Bullard & Bullard did design a theater that was later called the Lincoln, but it was a remodeling job, the house was called the Princess Theatre at the time, and the project was done in 1920. This article from the April 3 issue of trade journal Motion Picture News that year is datelined Springfield, Mass, but the body of the article mentions central Illinois as the location of the theater, so it had to have been the house at 329 S. Fifth Street that was renamed the Lincoln Theatre in 1928.
“Springfield, Mass., House to be Entirely Remodelled [sic] During Coming Summer
“Bullard and Bullard Are Drawing Plans to Bring Princess Theatre Up-to-Date
“THE Princess theatre, which W. W. Watts recently secured, will be thoroughly remodeled during the coming summer. Bullard and Bullard, architects, have prepared plans which will greatly alter the size and appearance of the playhouse.

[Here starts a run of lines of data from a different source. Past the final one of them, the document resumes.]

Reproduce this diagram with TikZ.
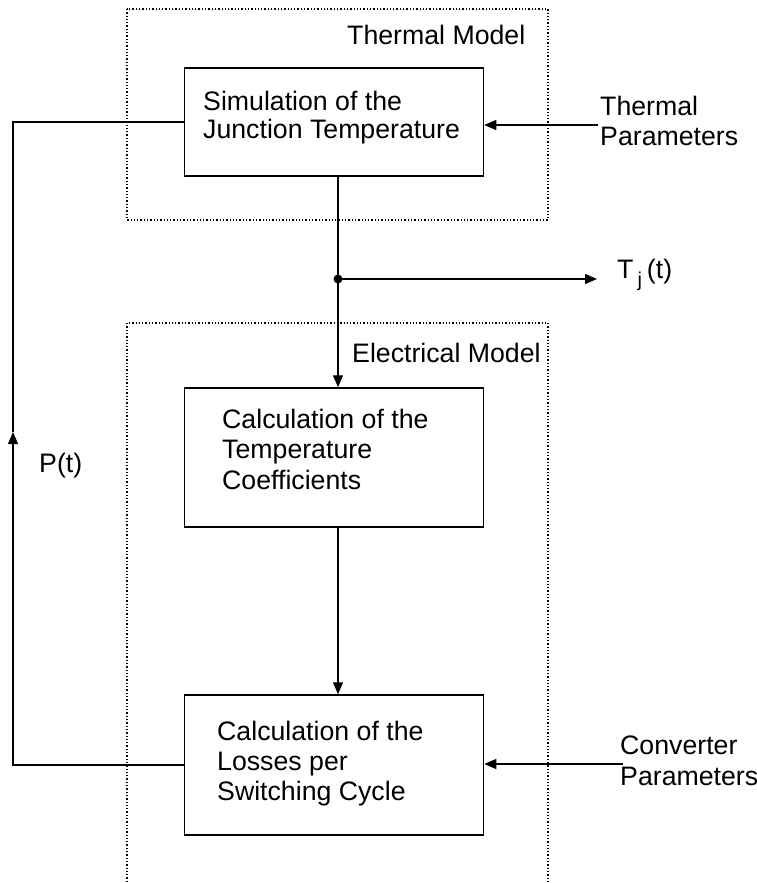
\documentclass[tikz,border=0pt]{standalone}
\usepackage{fontspec}
\setmainfont{Liberation Sans}
\usetikzlibrary{arrows.meta}
\begin{document}
\begin{tikzpicture}[x=1pt,y=-1pt,
  txt/.style={inner sep=0pt, align=left, anchor=base west, font=\fontsize{26.7}{30.5}\selectfont},
  blk/.style={draw, line width=1.5pt, minimum width=299pt, inner sep=0pt},
  conn/.style={line width=1.1pt},
  arr/.style={conn, -{Triangle[length=12pt,width=10pt]}},
  dotbox/.style={line width=1.3pt, dash pattern=on 1.3pt off 2pt}]
\useasboundingbox (0,0) rectangle (757,883);
% model frames
\draw[dotbox] (127,9) rectangle (548,220);
\draw[dotbox] (127,882) -- (127,323) -- (548,323) -- (548,882);
% blocks
\node[blk, minimum height=108pt] (b1) at (334,122) {};
\node[blk, minimum height=139pt] (b2) at (334,457.5) {};
\node[blk, minimum height=140pt] (b3) at (334,765) {};
% texts (base anchor = baseline of last line)
\node[txt, font=\fontsize{26.7}{28}\selectfont] (t1) at (203,138) {Simulation of the\\Junction Temperature};
\node[txt] (t2) at (222,489) {Calculation of the\\Temperature\\Coefficients};
\node[txt, font=\fontsize{26.7}{30}\selectfont] (t3) at (217,800) {Calculation of the\\Losses per\\Switching Cycle};
\node[txt] (tm) at (347,45) {Thermal Model};
\node[txt] (em) at (352,362) {Electrical Model};
\node[txt, font=\fontsize{26.7}{30}\selectfont] (tpl) at (600,145) {Thermal\\Parameters};
\node[txt, font=\fontsize{26.7}{31}\selectfont] (cpl) at (620,785) {Converter\\Parameters};
\node[txt] (pl) at (39,472) {P(t)};
\node[txt] (tjl) at (617,278) {T\hspace{4pt}\raisebox{-8pt}{\fontsize{20}{20}\selectfont j}\hspace{5pt}(t)};
% connectors
\coordinate (j) at (338,279);
\coordinate (tjend) at (597,279);
\coordinate (tp) at (598,125);
\coordinate (cp) at (623,764);
\coordinate (fb) at (13,432);
\draw[conn] (b1.south -| j) -- (j);
\fill (j) circle (4.5pt);
\draw[arr] (j) -- (tjend);
\draw[arr] (j) -- (j |- b2.north);
\draw[arr] (b2.south -| j) -- (j |- b3.north);
\draw[arr] (tp) -- (tp -| b1.east);
\draw[arr] (cp) -- (cp -| b3.east);
\draw[arr] (b3.west) -| (fb);
\draw[conn] (fb) |- (b1.west);
\end{tikzpicture}
\end{document}
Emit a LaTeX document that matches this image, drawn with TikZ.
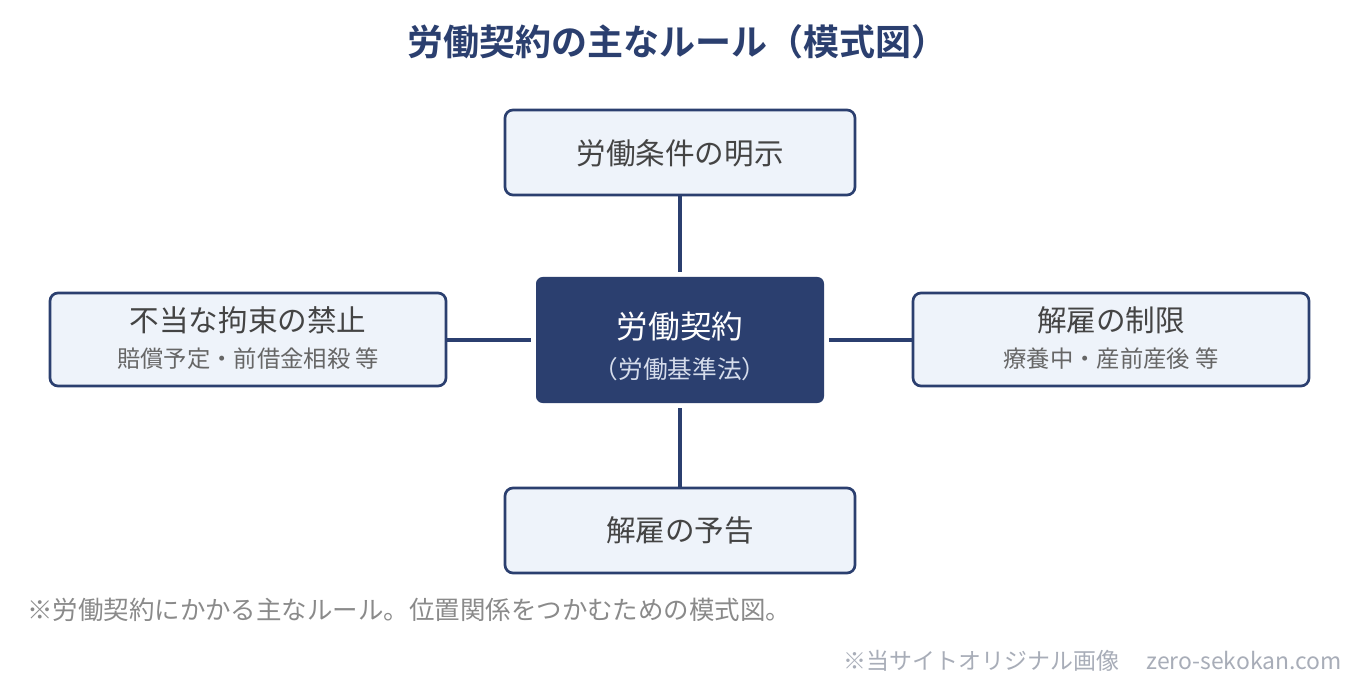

“The main floor will be extended 30 feet and dropped 32 inches, which will permit the installation of about 400 new seats on the ground floor. The entire second floor of the building will be taken out and a balcony and mezzanine floor put in, which will allow about 500 new seats to be added. This will make the Princess the largest theatre in the city in number of seats.
“The new lobby will occupy part of the present lobby and also the entire room occupied at present by the Metcalf Company. It will be decorated and finished in the latest style and will be a promenade second to none. The box-office will be on the Fifth street side, making it convenient for ticket purchasers.
“The interior of the house will be done over and Watts expects to make it the most beautiful in central Illinois. The best ideas in use in the leading theatres in the country will be utilized in the finishing of the playhouse.
“A beautiful new canopy will be added to the front of the building, which will not only be an ornament but also a beneficial addition to the theatre. A handsome electric sign will also be conspicuous when the theatre is finished.
“Watts will also take possession of the Lyric theatre about the first of July and extensive improvements will be made on it. The Gaiety will also be gone over, enlarged and redecorated,- and many new seats installed.
“Watts expects to make the Gaiety, Princess and Lyric theatres second to none in the state when all plans are finished. “
Joe: This is great information. One of the reasons the SCHS decided to publish this encyclopedia online (rather than in print) is that we knew readers would be able to supplement (and when necessary correct) our entries. Thanks very much.
Bullard & Bullard Arhitects designed and built our family home in Springfield, at 2101 Wiggins Ave in 1931. I recently had the opportunity to view all the original blueprints as well as the architects’ specifications. It is a very unique property which I believe would be worthy of inclusion for those interested in architecture as well as Springfield history.
Thank you for maintaining this informative site!
And thank you, Dan, for reading, and for the comment.
Hi Dan. My family will be in Springfield for a reunion next weekend, Oct. 14. We plan to do a driving tour to see as many Bullard and Bullard building as we can. Clark Bullard was my grandfather, and Samuel A Bullard was our great-grandfather. We will definitely take a look at your home! We don’t have immediate family living in Springfield any,ore, so we have rented a house near you on W. Vine Street. There are several homes in your neighborhood that we believe are Bullard homes.
BLUEPRINTS NEEDED! I have enjoyed maintaining, as best I can, Beardstown, IL. 1889 Bullard and Bullard International Organization of Odd Fellows building and HAVE THEIR PEN DRAWING of building which needs a structural repair of a bowing column supporting the turret… Want to resume teaching music, china painting, and holding teen dances, (when pandemic allows), and keeping historic building standing proud! Looking for blueprints and James Krohe, Jr., I am absolutely ecstatic to see your name as contributor, hope you are well! Sangamon County Historical Society thank you so much for this article!